My question is, what should my likelihood function be for Model 2?  It's clear I need to find the $\kappa$, $h$, and $w$ that maximize the likelihood, but . . . is the likelihood function the joint density for all $x$ and $y$?  The marginal density of $x$?  Something else?  Why?  Which model parameters would I count in the computation of the AIC? Is it important to note that my data sample the space of all possible $x$ and $y$ pairs less thoroughly than the data sample the space of all possible $x$ values (ignoring $y$)?
 A: In attempting this comparison, the marginal density for $x$ would be the likelihood function to use for Model 2.  Like the likelihood function for Model 1, it computes a single probability for each $x$ value.  However, for Model 2, the marginal density is
\begin{align}
p(x)=\frac{1}{2\pi}\int^\pi_{-\pi}VM\bigg(x|y; g(y; h, w), \kappa\bigg)dy,
\end{align}
assuming $y$ is drawn from a uniform distribution.  This is a bit tricky, if not impossible, to compute analytically.

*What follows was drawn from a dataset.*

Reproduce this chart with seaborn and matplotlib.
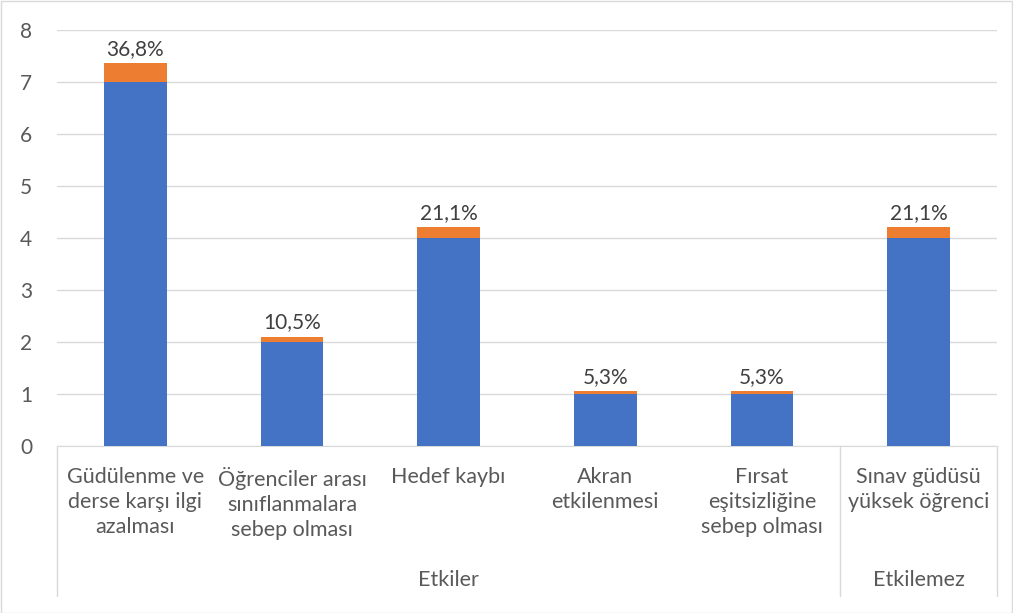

What you can do is approximate it numerically using one of the methods described in this answer.
Another option is to fix $y$ in your experimental design at a value expected to reveal differences between Model 1 and Model 2.  (This is possible only if $y$ is an independent variable.)  In such a design, the differences between the models would reduce to the absence/presence of a constant bias in the mean of the von Mises.
As a final note, characterizing $y$'s influence on $x$ doesn't require fitting a PDF to observations.  This influence could be characterized in many different ways, with other sorts of fits to other representations of the data.